Если копнуть глубже, мы почему едем в лес? Потому что нам там, с ними — комфортно. Потому что мы понимаем, что они были настоящие. И мы вокруг себя собираем людей, которых считаем более-менее настоящими, отряды между собой могут не дружить, но внутри себя они дружат. И мы создали себе эту субкультуру, в которой нам приятно, потому что там еще вот те, их законы действуют. Если честный — то честный, если корявый — корявый, в лесу сразу видно.
Мы в Брестской крепости копали, прямо возле казармы 33-го полка. Вычислили большую воронку с убитыми, берем ее, а Петя Пицко показывает, что где-то рядом лежат еще ребенок и женщина. Я говорю: это откуда такие точные данные? Ну, мол, какие-то воспоминания. Я посмотрел раскоп: нет ничего такого. Два с половиной метра шурф забили — нет ничего. Привели какого-то мужика, тот ходил-ходил и говорит: подвиньтесь на пятьдесят сантиметров в ту сторону. Петя говорит: «Ты кто?» — «Экстрасенс». — «Иди нафиг отсюда!» А меня что подкупило — он не настаивал и ушел. А солдат попробовал там копать, выходит через двадцать минут и говорит — кости. Раскапываем — женщина и ребенок. Я говорю: веди его назад. Он пришел, ну, человек нам непонятный, я ему задаю вопросы, мы с ним долго общались, он говорит: «Я их вижу». Говорю: «Хорошо, раз ты их видишь, скажи — надо этим заниматься или нет?» — «А ты как считаешь?» — «Я считаю, что надо». Он говорит: «Понимаешь, то, что вы выкапываете, — это как старый пиджак. Человек его снял, оставил, и душа ушла. С этим пиджаком поступай так, как тебе совесть позволит, — хозяин рядом стоит, смотрит. Ему, в принципе, уже все равно». То, что мы должны его запомнить и дальше передать этот огонь, — наверное, вот это главное.

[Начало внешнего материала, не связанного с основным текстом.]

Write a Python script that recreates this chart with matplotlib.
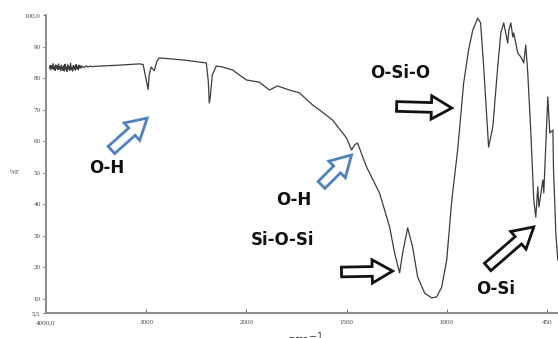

Я проводил детский лагерь, не поисковый, просто детский патриотический лагерь. Мне надо было куда-то уехать, и я кому-то поручил показать детям фильм «Иди и смотри». Я приехал — никто не досмотрел, на двадцатой минуте все разбежались. В этом году повез такую же группу того же возраста в Брестскую крепость, они там жили неделю, и им я тоже показывал «Иди и смотри». Я им сначала час рассказывал, про что это фильм, Петя три дня водил их по Брестской крепости, рассказывал, что там было, то есть мы их подготовили, — и они сидели и плакали, смотря этот фильм. Когда неделя закончилась, они сказали, что одним из самых ярких впечатлений было посмотреть «Иди и смотри».
Я это к чему. У нас огромное количество советских фильмов о войне, в которых снимались ветераны, по сценариям, которые писали ветераны. Дети их не смотрят, потому что считают старьем. Но если им рассказать, что там, — они будут смотреть. А мы пытаемся это заменить каким-то... Мы не можем сейчас снять правды, хоть мы усремся. При всех технических возможностях и прочем — снимают люди, которое это уже не чувствуют. Как Орлов идет по лесу, и он чувствует войну, а рядом с ним идет поисковик, и ему еще только учиться чувствовать. Вот так и люди, которые снимают эти фильмы, не чувствуют войну. У меня нет отвращения к фильму «28 панфиловцев», но я лучше три раза посмотрю «Живые и мертвые» или «Иди и смотри».